Au milieu de cette agitation, un leader paysan nommé Zhu Yuanzhang s'est imposé comme une figure de proue. Né dans la pauvreté, c'était un homme d'origine modeste qui a rejoint la rébellion des Turbans rouges et a rapidement gravi les échelons grâce à ses capacités de dirigeant et à ses prouesses militaires. Au fil du temps, il est parvenu à consolider son pouvoir, à étendre son influence et à se constituer une solide base de soutien. Son sens de la stratégie et son leadership charismatique ont contribué à galvaniser la résistance contre les dirigeants mongols.
Les campagnes militaires de Zhu Yuanzhang contre la dynastie Yuan ont été marquées par d'importantes victoires, qui ont progressivement érodé le contrôle des souverains mongols sur la Chine. Profitant de l'affaiblissement de l'administration des Yuan et de l'état de chaos général, il réussit à unifier les factions rebelles et à étendre son contrôle sur de vastes étendues de territoire.
En 1368, Zhu Yuanzhang proclame officiellement l'établissement de la dynastie Ming et prend le titre d'empereur Hongwu. Cet événement marque la fin de la domination mongole et le début d'une nouvelle ère dans l'histoire de la Chine. La dynastie Ming se caractérise par un retour à la domination des Chinois Han et par une renaissance de la culture et des pratiques chinoises traditionnelles.
L'histoire de la dynastie des Yuan est ainsi un chapitre passionnant des annales de l'histoire mondiale, qui résume l'ascension et la chute spectaculaires d'une dynastie aussi unique qu'influente. La domination mongole a apporté des changements significatifs en Chine. Elle a introduit de nouvelles dimensions dans la culture, l'économie et la société chinoises, influençant profondément le cours de l'histoire de l'Asie de l'Est. L'ouverture des Mongols aux échanges culturels a donné lieu à de nombreuses réalisations artistiques et littéraires, tandis que leurs politiques administratives et économiques, bien que parfois imparfaites, ont contribué à des avancées dans divers domaines.

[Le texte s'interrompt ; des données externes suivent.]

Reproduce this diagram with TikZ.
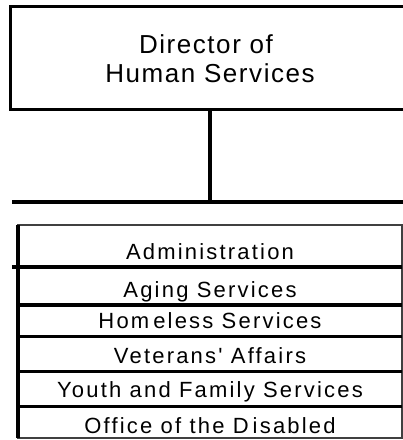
\documentclass[tikz,border=0pt]{standalone}
\usepackage{fontspec}
\setmainfont{Liberation Sans}
\newfontfamily\headfont{Liberation Sans}[LetterSpace=6]
\newfontfamily\unitfont{Liberation Sans}[LetterSpace=10]
\begin{document}
\begin{tikzpicture}[x=1pt,y=-1pt,
  headbox/.style={draw=black, line width=3pt, rectangle, minimum width=400pt,
    minimum height=103.5pt, inner sep=0pt},
  headlabel/.style={anchor=base, inner sep=0pt, font=\headfont\fontsize{26}{29}\selectfont},
  unitrow/.style={rectangle, minimum width=384pt, inner sep=0pt},
  unitlabel/.style={anchor=base, inner sep=0pt, font=\unitfont\fontsize{22}{24}\selectfont},
  link/.style={draw=black, line width=4pt},
  divider/.style={draw=black, line width=3.5pt},
  frame/.style={draw=black!75, line width=1.6pt}
]
\useasboundingbox (0,0) rectangle (403,440);
\fill[white] (0,0) rectangle (403,440);

% head of department
\node[headbox] (dir) at (210,57.75) {};
\node[headlabel] (dir1) at (206,53) {Director of};
\node[headlabel] (dir2) at (210,82) {Human Services};

% connector down to the bar
\coordinate (barL) at (12,202);
\coordinate (barR) at (410,202);
\coordinate (barM) at (210,202);
\draw[link] (dir.south -| barM) -- (barM);
\draw[link] (barL) -- (barR);

% stacked divisions
\node[unitrow, minimum height=42pt]   (r1) at (210,246) {};
\node[unitrow, minimum height=38pt]   (r2) at (210,286) {};
\node[unitrow, minimum height=31.5pt] (r3) at (210,320.75) {};
\node[unitrow, minimum height=35pt]   (r4) at (210,354) {};
\node[unitrow, minimum height=35pt]   (r5) at (210,389) {};
\node[unitrow, minimum height=31.5pt] (r6) at (210,422.25) {};

\node[unitlabel] (t1) at (210,259) {Administration};
\node[unitlabel] (t2) at (210,297) {Aging Services};
\node[unitlabel] (t3) at (210,328) {Hom\hspace{4pt}eless Services};
\node[unitlabel] (t4) at (210,363) {Veterans' Affairs};
\node[unitlabel] (t5) at (210,397) {Youth and Family Services};
\node[unitlabel] (t6) at (210,433) {Office of the D\hspace{4pt}isabled};

% outline of the stack
\draw[frame] (r1.north west) rectangle (r6.south east);
\draw[draw=black, line width=4pt] (r1.north west) -- (r6.south west);
% row dividers
\draw[divider] ([xshift=-6pt]r1.south west) -- (r1.south east);
\draw[divider] (r2.south west) -- (r2.south east);
\draw[divider] (r3.south west) -- (r3.south east);
\draw[divider] (r4.south west) -- (r4.south east);
\draw[divider] (r5.south west) -- (r5.south east);
\end{tikzpicture}
\end{document}
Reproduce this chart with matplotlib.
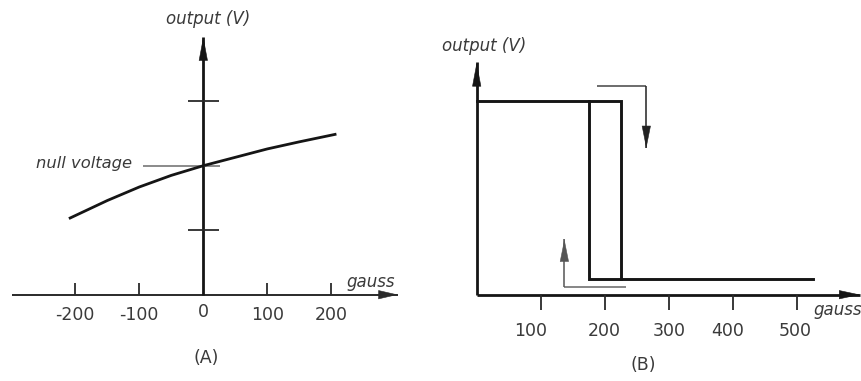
import matplotlib
matplotlib.use("Agg")
import matplotlib.pyplot as plt

# ---- panel A: linear Hall sensor response ----
a_gauss = [-210, -150, -100, -50, 0, 50, 100, 150, 208]
a_output = [1.18, 1.46, 1.67, 1.85, 2.0, 2.13, 2.26, 2.37, 2.49]
a_xticks = [-200, -100, 0, 100, 200]
a_xticklabels = ["-200", "-100", "0", "100", "200"]
a_yticks = [1, 3]
null_voltage = 2.0

# ---- panel B: Hall switch with hysteresis ----
b_high = 3.0
b_low = 0.25
b_operate = 225     # field where output falls (rising field)
b_release = 176     # field where output rises again (falling field)
b_field_end = 525
b_xticks = [100, 200, 300, 400, 500]
b_xticklabels = ["100", "200", "300", "400", "500"]

W, H, DPI = 861, 381, 100
fig = plt.figure(figsize=(W / DPI, H / DPI), dpi=DPI)

PX_X = 0.64      # pixels per gauss
PX_Y = 64.5      # pixels per output unit
AXIS_ROW = 294.7 # pixel row (from top) of the field axis

DARK = "#151515"
GREY = "#444444"
TEXT = "#3a3a3a"


def make_axes(left_px, width_px, zero_px):
    ax = fig.add_axes([left_px / W, 0, width_px / W, 1])
    ax.set_xlim((left_px - zero_px) / PX_X, (left_px + width_px - zero_px) / PX_X)
    ax.set_ylim(-(H - AXIS_ROW) / PX_Y, AXIS_ROW / PX_Y)
    ax.axis("off")
    return ax


def arrow(ax, start, tip, lw, color, hl=1.3, hw=0.3, ms=10):
    """Straight shaft with a slim filled head whose point sits exactly on tip."""
    (x0, y0), (x1, y1) = start, tip
    ax.plot([x0, x1], [y0, y1], color=color, lw=lw, solid_capstyle="butt")
    # short helper segment ending at the tip, used only for the head
    hx = x1 - (x1 - x0) * 0.02
    hy = y1 - (y1 - y0) * 0.02
    ax.annotate("", xy=(x1, y1), xytext=(hx, hy),
                arrowprops=dict(arrowstyle=f"-|>,head_length={hl},head_width={hw}",
                                lw=0.4, color=color, shrinkA=0, shrinkB=0,
                                mutation_scale=ms))


# ================= panel A =================
axA = make_axes(0, 430, 203.3)

# field axis and output axis
arrow(axA, (-299, 0), (304, 0), 1.4, "#2a2a2a", hl=1.3, hw=0.3)
arrow(axA, (0, 0), (0, 4.0), 2.0, DARK, hl=1.6, hw=0.3)

for t, lab in zip(a_xticks, a_xticklabels):
    if t != 0:
        axA.plot([t, t], [0, 0.18], color="#2a2a2a", lw=1.3, solid_capstyle="butt")
    axA.text(t, -0.27 if t == 0 else -0.315, lab, ha="center", va="center",
             fontsize=12.5, color=TEXT)

for v in a_yticks:
    axA.plot([-24, 24], [v, v], color="#2a2a2a", lw=1.3, solid_capstyle="butt")

# null voltage marker
axA.plot([-94, 26], [null_voltage, null_voltage], color="#8a8a8a", lw=1.4,
         solid_capstyle="butt")
axA.text(-111, null_voltage + 0.04, "null voltage", ha="right", va="center",
         fontsize=11.8, style="italic", color=TEXT)

# response curve
axA.plot(a_gauss, a_output, color=DARK, lw=2.0, solid_capstyle="butt")

axA.text(8, 4.27, "output (V)", ha="center", va="center", fontsize=12,
         style="italic", color=TEXT)
axA.text(262, 0.2, "gauss", ha="center", va="center", fontsize=12,
         style="italic", color=TEXT)
axA.text(5, -0.98, "(A)", ha="center", va="center", fontsize=12.5, color=TEXT)

# ================= panel B =================
axB = make_axes(430, 431, 476.7)

arrow(axB, (0, 0), (599, 0), 2.0, DARK, hl=1.4, hw=0.3)
arrow(axB, (0, 0), (0, 3.6), 2.0, DARK, hl=1.6, hw=0.3)

label_nudge = [-15, 0, 0, -8, -3]
for t, lab, dx in zip(b_xticks, b_xticklabels, label_nudge):
    axB.plot([t, t], [0, -0.24], color="#2a2a2a", lw=1.3, solid_capstyle="butt")
    axB.text(t + dx, -0.57, lab, ha="center", va="center", fontsize=12.5,
             color=TEXT)

# hysteresis loop
axB.plot([0, b_operate, b_operate, b_field_end],
         [b_high, b_high, b_low, b_low], color=DARK, lw=2.1,
         solid_joinstyle="miter")
axB.plot([b_release, b_release, b_operate], [b_high, b_low, b_low],
         color=DARK, lw=2.1, solid_joinstyle="miter")

# direction arrows
axB.plot([188, 265], [3.23, 3.23], color=GREY, lw=1.1, solid_capstyle="butt")
arrow(axB, (265, 3.23), (265, 2.27), 1.1, "#222222", hl=1.5, hw=0.3)
axB.plot([234, 137], [0.125, 0.125], color="#666666", lw=1.1,
         solid_capstyle="butt")
arrow(axB, (137, 0.125), (137, 0.86), 1.1, "#555555", hl=1.5, hw=0.3)

axB.text(11, 3.85, "output (V)", ha="center", va="center", fontsize=12,
         style="italic", color=TEXT)
axB.text(526, -0.24, "gauss", ha="left", va="center", fontsize=12,
         style="italic", color=TEXT)
axB.text(261, -1.09, "(B)", ha="center", va="center", fontsize=12.5,
         color=TEXT)

fig.savefig("out.png", dpi=DPI, facecolor="white")
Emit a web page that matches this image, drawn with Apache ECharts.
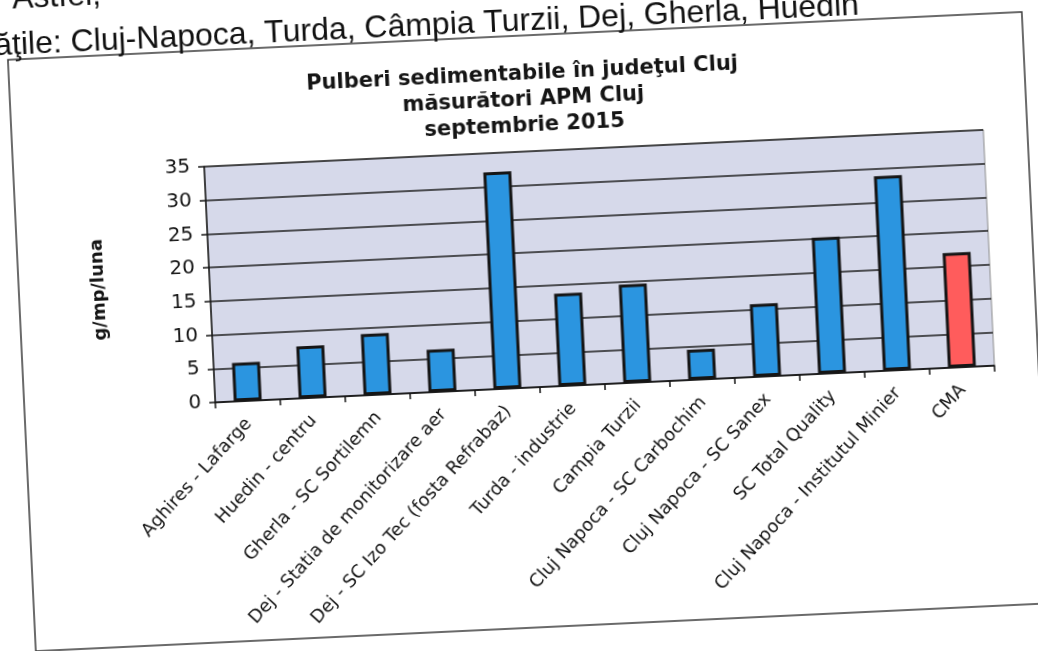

L'héritage de la dynastie Yuan comprend également l'impact durable de ses politiques et de ses contributions culturelles, qui ont continué à influencer la Chine longtemps après la chute de la dynastie. La fusion des éléments mongols et chinois au cours de cette période a créé un patrimoine culturel durable, tandis que le rôle de la dynastie dans la facilitation des échanges est-ouest le long de la route de la soie a eu des répercussions considérables sur le commerce mondial et l'interaction culturelle.